Another moist day had me inside again. At last I got around to putting together a little video of last month's Model T tour
. I also did some rummaging and found some extra Model T brake rods among my old parts. I think a couple of them will serve for my roadster. That will save me having to fix the two that are an inch too short. Daisy was due for a heart worm checkup, so we paid a visit to the vet. A test showed her heart worm free, so she can continue to run around and race with the neighbor dog across the road. This afternoon I got around to another little chore that's been waiting for a long time. The guys who did the body work on the 1923 touring car I bought a few years ago did a fairly decent job, but they made some mistakes. One glaring error was using Phillips screws, which hadn't been invented in Model T days. So today I started preparing some proper slotted screws to replace them. Preparing means stripping off the cad plating with muriatic acid, rinsing, prepping with phosphoric acid, drying, and painting. I did a couple dozen so I'll have some extras for future use.


Sunday, November 23, 2014

This was one more predicted wet day. It was cloudy and dark, but dry until about three when the drizzle blew in from the north. Before that happened I fetched in firewood and even hand split enough bigger pieces to last at least a few evenings.  I got to thinking about those brake rods and realized that it would be easier to fix the short ones, which are already painted, than to blast and paint another set. So I got started on repair by adding some thread to the bolts I'll weld on for extensions.



Monday, November 24, 2014

Outdoors it wasn't terribly cold, but a fierce wind blew all day and made it feel cold enough to to keep me inside again. I took time away from other chores to start a job that's been waiting for years, getting rid of those Phillips screws in my touring car. The area around some of them suffered from chipped paint, so I masked and repainted the right rear door sill. The more I look at details of the car, the more Phillips screws I find that I'll need to replace. I also examined a reversible drill that wouldn't reverse. I found that the forward-reverse switch is broken, so I went online to shop for a replacement. I found that the switch is no longer available. So before putting the drill back together I turned the broken switch to reverse. I have other drills that are non-reversible, so I'll use this one as my reverse drill.  I would have sent Black & Decker a snotty remark through their website, but I didn't want to take the time for all the required form-filling.

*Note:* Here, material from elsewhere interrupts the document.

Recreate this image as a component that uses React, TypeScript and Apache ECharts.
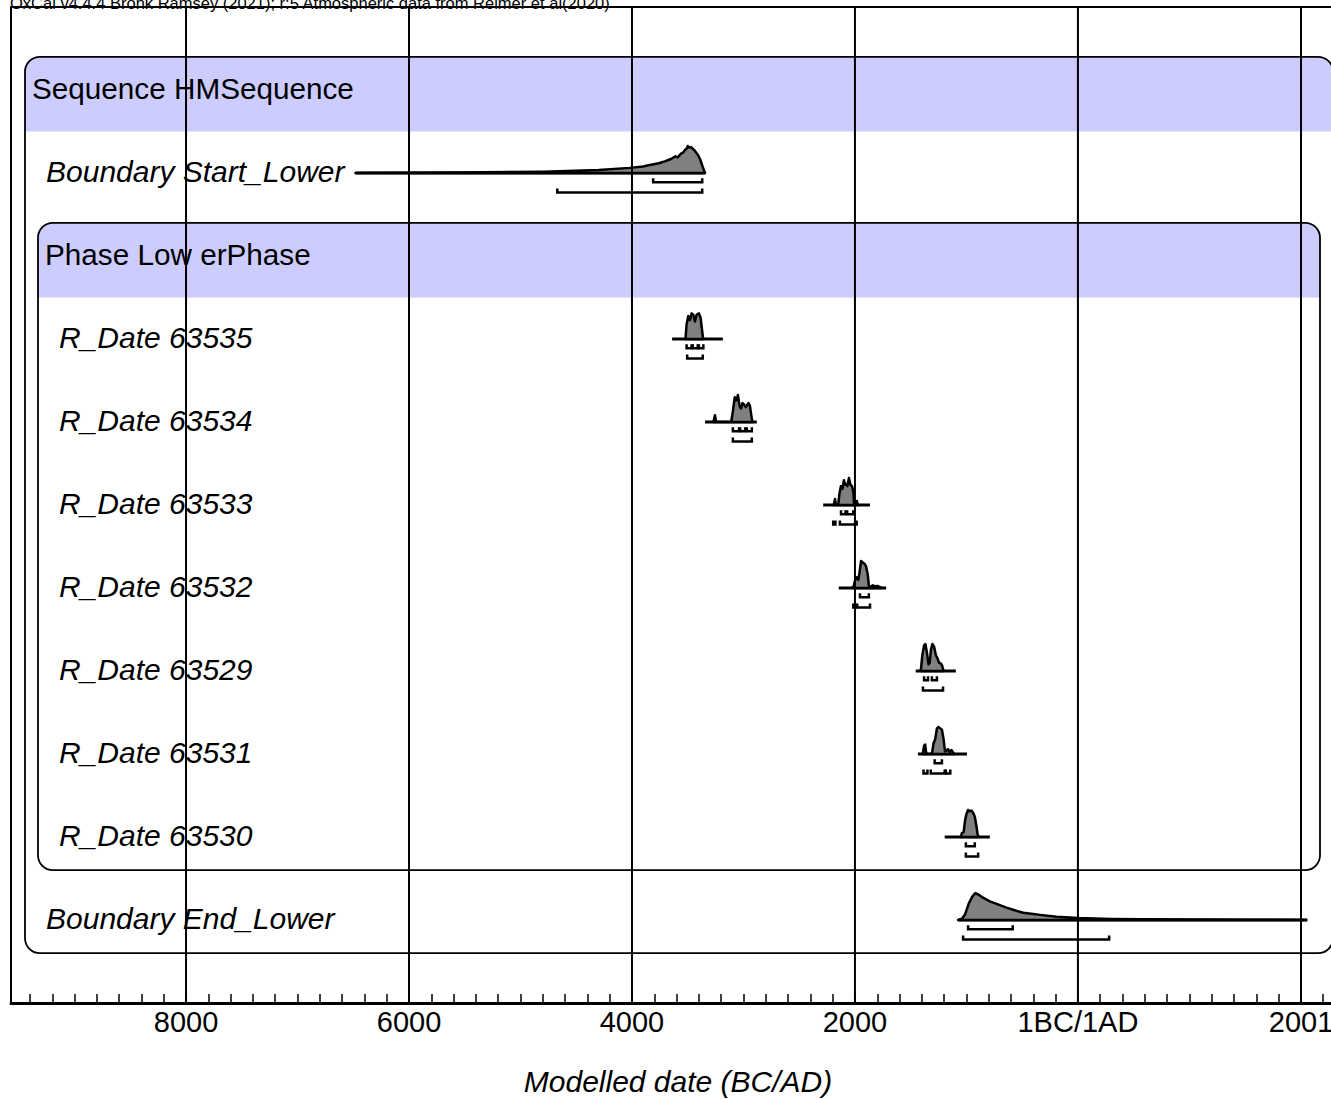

Tuesday, November 25, 2014

Two jobs today. Masked and painted the left rear door sill in the touring. That took until about eleven. By then the outside had warmed up to almost 40º, and I went to work on the roof. By the time I quit,  a little past 4:30,  I had all the new boards installed on the south half of the east side. I have a doctor's appointment in Wichita tomorrow, but I hope I can get a little more roof work done.  


  


Wednesday, November 26, 2014


I was able to get a couple of hours' work done on the roof project this morning before taking off to Wichita for my doctor's appointment. That used up most of my afternoon. The forecast calls for at least three more days of good weather, so I should get the rest of the east side and some of the other parts done this weekend.


Thursday, November 27, 2014

I hated to take a day off from the roof, but the trees I ordered from the Arbor Day Foundation arrived the other day and I needed to get them in the ground. I had four to plant. One was an American sweet gum I got because of their pretty fall colors. It went in between the northeast corner of the house and the driveway. There's already another one east of the house, so the two of them should make a nice fall display. I got a sugar maple to replace the big old tree that fell down recently, but I decided on a different location. Instead of planting it south of the flower patch like the old tree, I put it north of the patch to let the hollyhocks and other flora get more direct sunshine. The two trees I bought, the sweet gum and the sugar maple, came with two free red maples, which I planted north of the back lawn. The planting instructions that came with the trees said I should soak them in water three to six hours before planting, so I set them in a pail of water for three hours while I got busy with the clippers and a bottle of Tordon RTU, cutting little volunteer trees in bad locations and
poisoning the stumps. I didn't count how many I cut, but it was probably over a hundred. That made a pretty good dent in the little forest along the north side of the yard, but there are a lot more to go. I hope to have them all cleared away by spring, which is 112 days away. I celebrated Thanksgiving with a special dinner treat, a big plate of spinach. I've never understood the notion that little kids are supposed to hate spinach, because I've always loved it. With some butter and a dash of vinegar I think it's delicious.


Friday, November 28, 2014

It was a good day for roof work, and I made good progress.
I finished pulling off the old roof boards on the north half of the east side, removed a 2 x 4 at the top of the wall, cleaned out about 84 years' worth of mud dauber nests, installed insulation, and nailed in a new 2 x 4. I hope tomorrow I can install all the new roof boards and get started replacing rotten boards along the west side of the roof. I think now I've finished about 30% of the carpentry I need to do before I'm ready for the roofers.



Saturday, November 29, 2014

At 3:20 PM I drove the last nail in the last new board on the east side of the roof. That's later than I had hoped for, but I was glad to get it done. I was slowed down by fitting one of the last boards. It was bent, and took a lot of trimming by saw and by plane to make it fit. That's what I get for just ordering at the lumber yard without staying and picking out the boards myself. I was also slowed down by bending a lot of nails. I'd get a nail started, it would bend beyond straightening, and I'd pull it and start another one. Eventually I noticed that the hammer head was too round. I took it to the grinder and flattened the surface a bit, and after that I was able to drive most nails with no trouble. With the last nail in on the east side, I removed the tarp covering the west side, then brought the boards for the next part from the front porch and leaned them against the scaffold, ready for the next session tomorrow.


Sunday, November 30, 2014

After recent warm days with highs in the sixties, today the wind was from the north and the temperature dropped all day. When I started pulling old rotten boards off the roof about eight this morning, it was in the high forties. By two this afternoon it was 32º. Actually that wouldn't have been bad if it hadn't been for the north wind which made my eyes water and turned my nose into a snot fountain. I used up a lot of tissues, but I got the old boards off the west side of the roof and the new ones installed. I finished up about 3:30, putting the tarps and plastic back over the area. There's no rain in the forecast, but the cover may keep some of the cold wind from whistling in through the cracks.